The Securities and Exchange Commission said Pimco and two related companies defrauded its mutual fund investors by allowing hedge fund Canary Capital Partners to market-time Pimco fund shares from February 2002 to April 2003.
Market-timing is a type of frequent "in-and-out" trading that is not illegal but is widely restricted by most mutual funds because it tends to skim profits from other shareholders.
Pimco is the latest investment complex to be swept up in an industrywide scandal that began last fall when New York Attorney General Eliot Spitzer accused Canary of securing special trading privileges at several big-name mutual fund companies, including Bank of America, Banc One, Janus and Strong. Since then, Canary, Janus, Bank of America and a handful of other fund companies and executives have agreed to pay hundreds of millions of dollars to settle improper trading cases with regulators.
In the new case, the SEC alleged that the chief executive officer of Pimco Advisors, who also was the chairman of a Pimco funds company, approved market-timing deals to enrich the management company at the expense of ordinary fund investors.
That is a clear example of "why mutual fund chairmen need to be independent of management," said Rep. Michael Oxley, R-Ohio, chairman of the House Financial Services Committee.
The SEC recently proposed that the separation be mandated for all mutual fund companies a change that would require the boards of an estimated 80 percent of U.S. funds to replace their chairmen.

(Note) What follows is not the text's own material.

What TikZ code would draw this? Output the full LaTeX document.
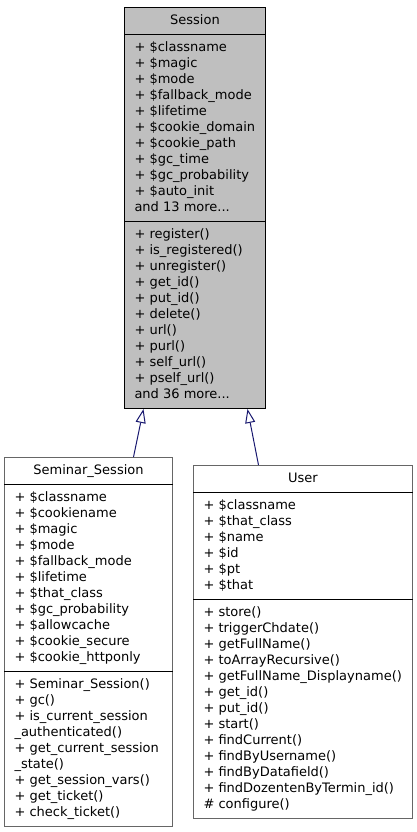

In the lawsuit filed Thursday in federal court in Manhattan, the SEC is seeking unspecified civil fines and restitution from Pimco Advisors Fund Management, PEA Capital, Pimco Advisors Distributors, and Stephen Treadway, the chief executive officer of Pimco Advisors Fund Management and Pimco Advisors Distributors; and Kenneth Corba, the former CEO of PEA Capital.
Pimco Advisors Fund Management recently changed its name to PA Fund Management.
"We are disappointed the SEC chose to take this action now and we look forward to completing settlement discussions with the SEC, which have been under way, so we can achieve a prompt and equitable resolution to this matter," PEA Capital said in a statement issued late Thursday.